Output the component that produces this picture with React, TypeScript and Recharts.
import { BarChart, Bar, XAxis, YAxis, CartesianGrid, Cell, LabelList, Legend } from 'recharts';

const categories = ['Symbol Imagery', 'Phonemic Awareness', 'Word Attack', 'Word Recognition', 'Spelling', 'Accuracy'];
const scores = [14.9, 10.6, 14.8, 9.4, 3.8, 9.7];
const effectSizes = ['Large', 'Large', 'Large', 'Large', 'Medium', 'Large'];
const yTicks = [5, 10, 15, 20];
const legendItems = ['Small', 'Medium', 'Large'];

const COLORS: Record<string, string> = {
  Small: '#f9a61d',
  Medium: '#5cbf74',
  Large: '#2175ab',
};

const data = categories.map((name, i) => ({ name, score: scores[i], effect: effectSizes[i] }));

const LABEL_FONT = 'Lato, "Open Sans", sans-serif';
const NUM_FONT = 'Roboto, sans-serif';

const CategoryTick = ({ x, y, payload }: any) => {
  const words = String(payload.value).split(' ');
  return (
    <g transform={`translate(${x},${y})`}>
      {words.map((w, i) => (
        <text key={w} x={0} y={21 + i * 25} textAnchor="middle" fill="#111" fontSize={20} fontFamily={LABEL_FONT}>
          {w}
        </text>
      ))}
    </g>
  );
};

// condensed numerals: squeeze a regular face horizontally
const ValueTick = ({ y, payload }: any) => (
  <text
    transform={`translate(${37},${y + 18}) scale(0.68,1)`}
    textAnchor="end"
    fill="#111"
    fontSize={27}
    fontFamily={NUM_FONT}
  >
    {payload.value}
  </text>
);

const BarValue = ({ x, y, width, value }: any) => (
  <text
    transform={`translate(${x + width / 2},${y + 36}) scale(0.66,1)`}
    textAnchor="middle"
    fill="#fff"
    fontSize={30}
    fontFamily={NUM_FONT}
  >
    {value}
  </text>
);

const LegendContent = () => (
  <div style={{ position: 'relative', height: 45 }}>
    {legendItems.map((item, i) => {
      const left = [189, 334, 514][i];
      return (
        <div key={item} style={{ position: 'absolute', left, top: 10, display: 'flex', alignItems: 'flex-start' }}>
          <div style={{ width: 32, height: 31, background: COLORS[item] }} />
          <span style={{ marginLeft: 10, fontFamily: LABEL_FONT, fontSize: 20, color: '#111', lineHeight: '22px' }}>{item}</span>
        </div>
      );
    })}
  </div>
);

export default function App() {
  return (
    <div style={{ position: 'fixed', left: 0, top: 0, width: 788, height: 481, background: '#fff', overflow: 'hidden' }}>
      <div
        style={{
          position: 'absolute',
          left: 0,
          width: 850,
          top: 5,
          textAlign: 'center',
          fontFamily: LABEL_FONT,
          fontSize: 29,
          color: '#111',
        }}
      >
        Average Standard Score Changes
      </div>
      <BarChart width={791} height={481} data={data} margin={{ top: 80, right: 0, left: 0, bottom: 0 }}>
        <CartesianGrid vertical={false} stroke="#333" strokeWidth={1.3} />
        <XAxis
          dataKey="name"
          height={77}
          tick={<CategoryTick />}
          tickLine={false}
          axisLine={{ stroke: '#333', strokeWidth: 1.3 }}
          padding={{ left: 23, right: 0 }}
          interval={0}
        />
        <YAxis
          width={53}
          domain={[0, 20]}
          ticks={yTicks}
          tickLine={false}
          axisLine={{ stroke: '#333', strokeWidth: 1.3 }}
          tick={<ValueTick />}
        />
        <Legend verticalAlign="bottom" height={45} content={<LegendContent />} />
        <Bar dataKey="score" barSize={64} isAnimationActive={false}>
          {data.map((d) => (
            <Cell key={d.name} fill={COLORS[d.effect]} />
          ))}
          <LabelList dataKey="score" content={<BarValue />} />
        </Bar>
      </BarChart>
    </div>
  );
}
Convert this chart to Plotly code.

------------------------------------------------------------------------

■ **The problem**
Generate an exact reproduction of all entries.

■ **Final result**
Output the component that produces this picture with React, TypeScript and Recharts.
import { BarChart, Bar, XAxis, YAxis, CartesianGrid, Cell, LabelList, Legend } from 'recharts';

const categories = ['Symbol Imagery', 'Phonemic Awareness', 'Word Attack', 'Word Recognition', 'Spelling', 'Accuracy'];
const scores = [14.9, 10.6, 14.8, 9.4, 3.8, 9.7];
const effectSizes = ['Large', 'Large', 'Large', 'Large', 'Medium', 'Large'];
const yTicks = [5, 10, 15, 20];
const legendItems = ['Small', 'Medium', 'Large'];

const COLORS: Record<string, string> = {
  Small: '#f9a61d',
  Medium: '#5cbf74',
  Large: '#2175ab',
};

const data = categories.map((name, i) => ({ name, score: scores[i], effect: effectSizes[i] }));

const LABEL_FONT = 'Lato, "Open Sans", sans-serif';
const NUM_FONT = 'Roboto, sans-serif';

const CategoryTick = ({ x, y, payload }: any) => {
  const words = String(payload.value).split(' ');
  return (
    <g transform={`translate(${x},${y})`}>
      {words.map((w, i) => (
        <text key={w} x={0} y={21 + i * 25} textAnchor="middle" fill="#111" fontSize={20} fontFamily={LABEL_FONT}>
          {w}
        </text>
      ))}
    </g>
  );
};

// condensed numerals: squeeze a regular face horizontally
const ValueTick = ({ y, payload }: any) => (
  <text
    transform={`translate(${37},${y + 18}) scale(0.68,1)`}
    textAnchor="end"
    fill="#111"
    fontSize={27}
    fontFamily={NUM_FONT}
  >
    {payload.value}
  </text>
);

const BarValue = ({ x, y, width, value }: any) => (
  <text
    transform={`translate(${x + width / 2},${y + 36}) scale(0.66,1)`}
    textAnchor="middle"
    fill="#fff"
    fontSize={30}
    fontFamily={NUM_FONT}
  >
    {value}
  </text>
);

const LegendContent = () => (
  <div style={{ position: 'relative', height: 45 }}>
    {legendItems.map((item, i) => {
      const left = [189, 334, 514][i];
      return (
        <div key={item} style={{ position: 'absolute', left, top: 10, display: 'flex', alignItems: 'flex-start' }}>
          <div style={{ width: 32, height: 31, background: COLORS[item] }} />
          <span style={{ marginLeft: 10, fontFamily: LABEL_FONT, fontSize: 20, color: '#111', lineHeight: '22px' }}>{item}</span>
        </div>
      );
    })}
  </div>
);

export default function App() {
  return (
    <div style={{ position: 'fixed', left: 0, top: 0, width: 788, height: 481, background: '#fff', overflow: 'hidden' }}>
      <div
        style={{
          position: 'absolute',
          left: 0,
          width: 850,
          top: 5,
          textAlign: 'center',
          fontFamily: LABEL_FONT,
          fontSize: 29,
          color: '#111',
        }}
      >
        Average Standard Score Changes
      </div>
      <BarChart width={791} height={481} data={data} margin={{ top: 80, right: 0, left: 0, bottom: 0 }}>
        <CartesianGrid vertical={false} stroke="#333" strokeWidth={1.3} />
        <XAxis
          dataKey="name"
          height={77}
          tick={<CategoryTick />}
          tickLine={false}
          axisLine={{ stroke: '#333', strokeWidth: 1.3 }}
          padding={{ left: 23, right: 0 }}
          interval={0}
        />
        <YAxis
          width={53}
          domain={[0, 20]}
          ticks={yTicks}
          tickLine={false}
          axisLine={{ stroke: '#333', strokeWidth: 1.3 }}
          tick={<ValueTick />}
        />
        <Legend verticalAlign="bottom" height={45} content={<LegendContent />} />
        <Bar dataKey="score" barSize={64} isAnimationActive={false}>
          {data.map((d) => (
            <Cell key={d.name} fill={COLORS[d.effect]} />
          ))}
          <LabelList dataKey="score" content={<BarValue />} />
        </Bar>
      </BarChart>
    </div>
  );
}
Convert this chart to Plotly code.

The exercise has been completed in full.